## Brief
Your task is to repeat all of the data exactly while excluding the pictures.

## Stored data

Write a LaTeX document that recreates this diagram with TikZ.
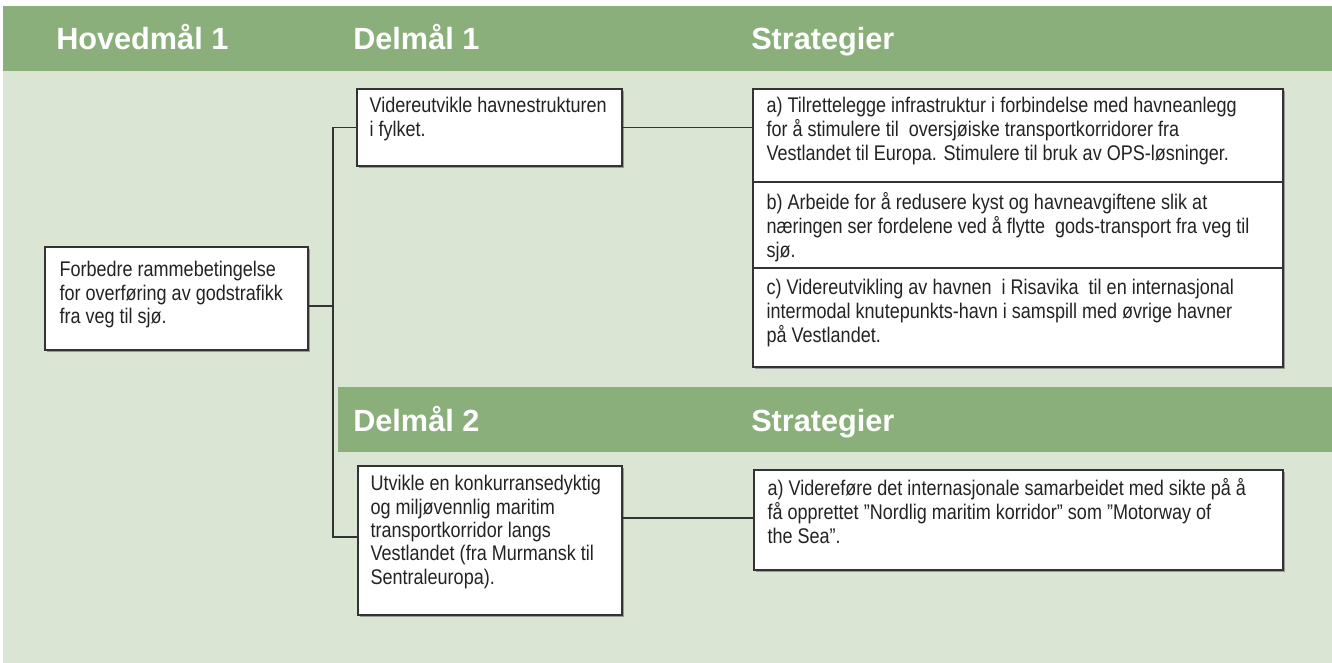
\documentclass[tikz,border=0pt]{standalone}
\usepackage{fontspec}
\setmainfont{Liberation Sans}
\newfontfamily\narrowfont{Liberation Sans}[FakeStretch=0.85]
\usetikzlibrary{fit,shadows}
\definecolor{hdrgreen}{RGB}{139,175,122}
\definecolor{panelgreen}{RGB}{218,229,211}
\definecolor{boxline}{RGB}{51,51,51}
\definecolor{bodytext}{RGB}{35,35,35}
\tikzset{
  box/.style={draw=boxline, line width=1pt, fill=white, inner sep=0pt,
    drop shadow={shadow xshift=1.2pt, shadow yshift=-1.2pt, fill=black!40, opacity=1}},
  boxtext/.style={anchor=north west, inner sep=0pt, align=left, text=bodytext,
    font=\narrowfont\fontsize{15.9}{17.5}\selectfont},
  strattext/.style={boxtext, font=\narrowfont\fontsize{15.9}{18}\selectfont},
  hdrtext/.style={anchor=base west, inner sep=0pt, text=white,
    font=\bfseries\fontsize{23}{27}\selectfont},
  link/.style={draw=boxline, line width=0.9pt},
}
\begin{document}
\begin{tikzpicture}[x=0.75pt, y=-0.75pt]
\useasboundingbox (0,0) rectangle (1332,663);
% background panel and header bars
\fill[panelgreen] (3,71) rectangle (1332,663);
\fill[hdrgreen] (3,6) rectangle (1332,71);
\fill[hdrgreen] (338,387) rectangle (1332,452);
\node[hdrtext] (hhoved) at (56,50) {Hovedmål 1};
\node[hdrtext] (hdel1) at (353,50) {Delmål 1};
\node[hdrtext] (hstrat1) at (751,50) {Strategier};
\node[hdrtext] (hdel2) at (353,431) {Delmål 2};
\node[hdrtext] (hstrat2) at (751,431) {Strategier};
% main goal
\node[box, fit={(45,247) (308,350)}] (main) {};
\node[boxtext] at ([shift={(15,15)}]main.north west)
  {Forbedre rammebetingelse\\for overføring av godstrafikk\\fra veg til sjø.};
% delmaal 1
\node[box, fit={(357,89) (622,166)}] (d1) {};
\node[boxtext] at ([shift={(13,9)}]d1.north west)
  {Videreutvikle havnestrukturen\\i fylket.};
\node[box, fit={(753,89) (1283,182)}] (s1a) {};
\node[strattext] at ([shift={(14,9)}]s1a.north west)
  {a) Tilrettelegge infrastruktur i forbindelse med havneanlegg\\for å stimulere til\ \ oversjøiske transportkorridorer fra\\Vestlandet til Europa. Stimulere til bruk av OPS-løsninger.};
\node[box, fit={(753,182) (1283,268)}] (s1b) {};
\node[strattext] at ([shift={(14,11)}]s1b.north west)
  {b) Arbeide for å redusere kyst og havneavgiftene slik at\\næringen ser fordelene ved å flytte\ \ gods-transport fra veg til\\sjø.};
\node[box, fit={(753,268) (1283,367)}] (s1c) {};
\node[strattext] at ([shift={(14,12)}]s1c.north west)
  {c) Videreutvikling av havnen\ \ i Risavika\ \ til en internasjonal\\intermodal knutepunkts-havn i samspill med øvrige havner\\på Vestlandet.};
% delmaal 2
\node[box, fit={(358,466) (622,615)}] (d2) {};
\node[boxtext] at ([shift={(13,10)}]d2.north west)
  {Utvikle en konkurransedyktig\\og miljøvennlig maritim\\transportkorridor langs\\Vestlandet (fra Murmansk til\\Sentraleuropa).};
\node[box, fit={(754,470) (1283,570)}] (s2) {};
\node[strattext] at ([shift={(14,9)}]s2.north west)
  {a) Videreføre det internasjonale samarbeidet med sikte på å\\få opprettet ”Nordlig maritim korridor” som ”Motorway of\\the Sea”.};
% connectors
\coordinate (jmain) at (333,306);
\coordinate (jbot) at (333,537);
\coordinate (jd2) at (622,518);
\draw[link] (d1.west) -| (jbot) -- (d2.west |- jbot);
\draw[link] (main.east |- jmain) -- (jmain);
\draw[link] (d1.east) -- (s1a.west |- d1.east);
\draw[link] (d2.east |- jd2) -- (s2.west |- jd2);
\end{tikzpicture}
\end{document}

## Answer to the problem
Write a LaTeX document that recreates this diagram with TikZ.
\documentclass[tikz,border=0pt]{standalone}
\usepackage{fontspec}
\setmainfont{Liberation Sans}
\newfontfamily\narrowfont{Liberation Sans}[FakeStretch=0.85]
\usetikzlibrary{fit,shadows}
\definecolor{hdrgreen}{RGB}{139,175,122}
\definecolor{panelgreen}{RGB}{218,229,211}
\definecolor{boxline}{RGB}{51,51,51}
\definecolor{bodytext}{RGB}{35,35,35}
\tikzset{
  box/.style={draw=boxline, line width=1pt, fill=white, inner sep=0pt,
    drop shadow={shadow xshift=1.2pt, shadow yshift=-1.2pt, fill=black!40, opacity=1}},
  boxtext/.style={anchor=north west, inner sep=0pt, align=left, text=bodytext,
    font=\narrowfont\fontsize{15.9}{17.5}\selectfont},
  strattext/.style={boxtext, font=\narrowfont\fontsize{15.9}{18}\selectfont},
  hdrtext/.style={anchor=base west, inner sep=0pt, text=white,
    font=\bfseries\fontsize{23}{27}\selectfont},
  link/.style={draw=boxline, line width=0.9pt},
}
\begin{document}
\begin{tikzpicture}[x=0.75pt, y=-0.75pt]
\useasboundingbox (0,0) rectangle (1332,663);
% background panel and header bars
\fill[panelgreen] (3,71) rectangle (1332,663);
\fill[hdrgreen] (3,6) rectangle (1332,71);
\fill[hdrgreen] (338,387) rectangle (1332,452);
\node[hdrtext] (hhoved) at (56,50) {Hovedmål 1};
\node[hdrtext] (hdel1) at (353,50) {Delmål 1};
\node[hdrtext] (hstrat1) at (751,50) {Strategier};
\node[hdrtext] (hdel2) at (353,431) {Delmål 2};
\node[hdrtext] (hstrat2) at (751,431) {Strategier};
% main goal
\node[box, fit={(45,247) (308,350)}] (main) {};
\node[boxtext] at ([shift={(15,15)}]main.north west)
  {Forbedre rammebetingelse\\for overføring av godstrafikk\\fra veg til sjø.};
% delmaal 1
\node[box, fit={(357,89) (622,166)}] (d1) {};
\node[boxtext] at ([shift={(13,9)}]d1.north west)
  {Videreutvikle havnestrukturen\\i fylket.};
\node[box, fit={(753,89) (1283,182)}] (s1a) {};
\node[strattext] at ([shift={(14,9)}]s1a.north west)
  {a) Tilrettelegge infrastruktur i forbindelse med havneanlegg\\for å stimulere til\ \ oversjøiske transportkorridorer fra\\Vestlandet til Europa. Stimulere til bruk av OPS-løsninger.};
\node[box, fit={(753,182) (1283,268)}] (s1b) {};
\node[strattext] at ([shift={(14,11)}]s1b.north west)
  {b) Arbeide for å redusere kyst og havneavgiftene slik at\\næringen ser fordelene ved å flytte\ \ gods-transport fra veg til\\sjø.};
\node[box, fit={(753,268) (1283,367)}] (s1c) {};
\node[strattext] at ([shift={(14,12)}]s1c.north west)
  {c) Videreutvikling av havnen\ \ i Risavika\ \ til en internasjonal\\intermodal knutepunkts-havn i samspill med øvrige havner\\på Vestlandet.};
% delmaal 2
\node[box, fit={(358,466) (622,615)}] (d2) {};
\node[boxtext] at ([shift={(13,10)}]d2.north west)
  {Utvikle en konkurransedyktig\\og miljøvennlig maritim\\transportkorridor langs\\Vestlandet (fra Murmansk til\\Sentraleuropa).};
\node[box, fit={(754,470) (1283,570)}] (s2) {};
\node[strattext] at ([shift={(14,9)}]s2.north west)
  {a) Videreføre det internasjonale samarbeidet med sikte på å\\få opprettet ”Nordlig maritim korridor” som ”Motorway of\\the Sea”.};
% connectors
\coordinate (jmain) at (333,306);
\coordinate (jbot) at (333,537);
\coordinate (jd2) at (622,518);
\draw[link] (d1.west) -| (jbot) -- (d2.west |- jbot);
\draw[link] (main.east |- jmain) -- (jmain);
\draw[link] (d1.east) -- (s1a.west |- d1.east);
\draw[link] (d2.east |- jd2) -- (s2.west |- jd2);
\end{tikzpicture}
\end{document}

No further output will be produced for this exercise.